Hitler didn't have the supplies nor resources he needed, so August 23, 1939, Soviet Russia' Foreign Minister Molotov signs the Nazi-Soviet Non-aggression Pact while German Foreign Minister Von Ribbentrop and Soviet leader Josef Stalin look on, while standing under a portrait of Lenin –materials to be provided in later economic agreements.
a. "1939- At the same time, Stalin helps supply the German war effort, providing the Nazi regime with oil, wood, copper, manganese ore, rubber, grain, and other resources under a trade agreement between the two nations. Stalin views the war against Germany as a conflict "between two groups of capitalist countries", saying there is "nothing wrong in their having a good fight and weakening each other."
Georgy Zhukov hero file | moreorless.net.au
b. September 1, 1939, Hitler attacked Poland....on September 17, Stalin attacks from the East. The Soviet radio transmitter in Minsk guided the Nazi bombers attacking Polish cities. Newsreel footage showed the Red Army in Nazi helmets, marching side by side with the SS. One photo shows the hammer and sickle along side the swastika.
BTW....the lack of resources is why Hitler attacked Stalin in June....he knew he only had supplies enough for 2-3 months.....plus, he knew he couldn;t defeat Stalin's three best generals: December, January, and February.
No one with a brain imagined that Germany could defeat the Soviet Union.
I think they could have if they consolidated their power in Europe and waited. The Germans had better technology, they just didn't have the manpower. Plus Hitler wanted everything and fast, which is why they lost in Russia.
He didn't listen to his generals, and wanted to use all the technology for offense rather than defense, the Me 262s, for example.
Nope.
"Between June 22, 1941, and January 31, 1942, the Germans had lost 6,000 airplanes and more than 3,200 tanks and similar vehicles; and no less than 918,000 men had been killed, wounded, or gone missing in action, amounting to 28.7 percent of the average strength of the army, namely, 3,2 million men.[33]
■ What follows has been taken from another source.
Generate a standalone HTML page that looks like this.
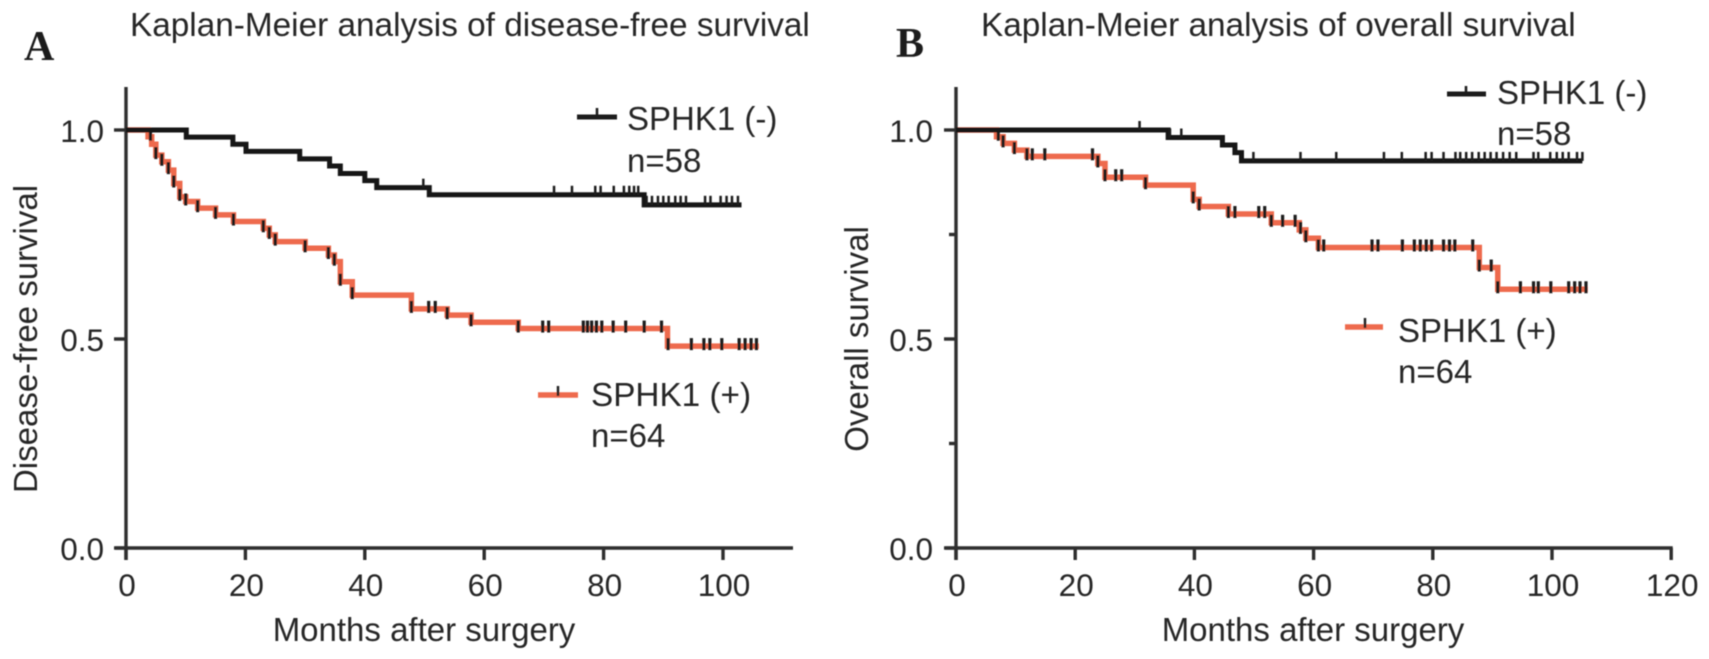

(In the Soviet Union, Germany would lose no less than 10 million of its total 13.5 million men killed, wounded, or taken prisoner during the entire war; and
the Red Army would end up claiming credit for 90 per cent of all Germans killed in the Second World War.)
Clive Ponting, 'Armageddon: The Second World War,' p. 130; Stephen E. Ambrose 'Americans at War,' p. 72. ”
And this, the only logical conclusion:
"....realistically middle sized
Germany could not defeat the much larger Ussr in the long term. Germany would have eventually surrendered to the western allies to prevent total occupation by the USSR ..."
So did the Red Army really singlehandedly defeat the Third Reich Stuff I Done Wrote - The Michael A. Charles Online Presence (comment)
Clearly, any explanation of Roosevelt's pro-Soviet policy cannot rely on the fear of Stalin quitting the war.
We never should have backed one over the other.
Hanson Baldwin, military critic of the New York Times, declares in his book, "Great Mistakes of the War:" 'There is no doubt whatsoever that it would have been to the interest of Britain, the United States, and the world to have allowed and indeed to have encouraged-the world's two great dictatorships to fight each other to a frazzle.'
Baldwin writes that the United States put itself "in the role-at times a disgraceful role-of fearful suppliant and propitiating ally, anxious at nearly any cost to keep Russia fighting. In retrospect, how stupid!"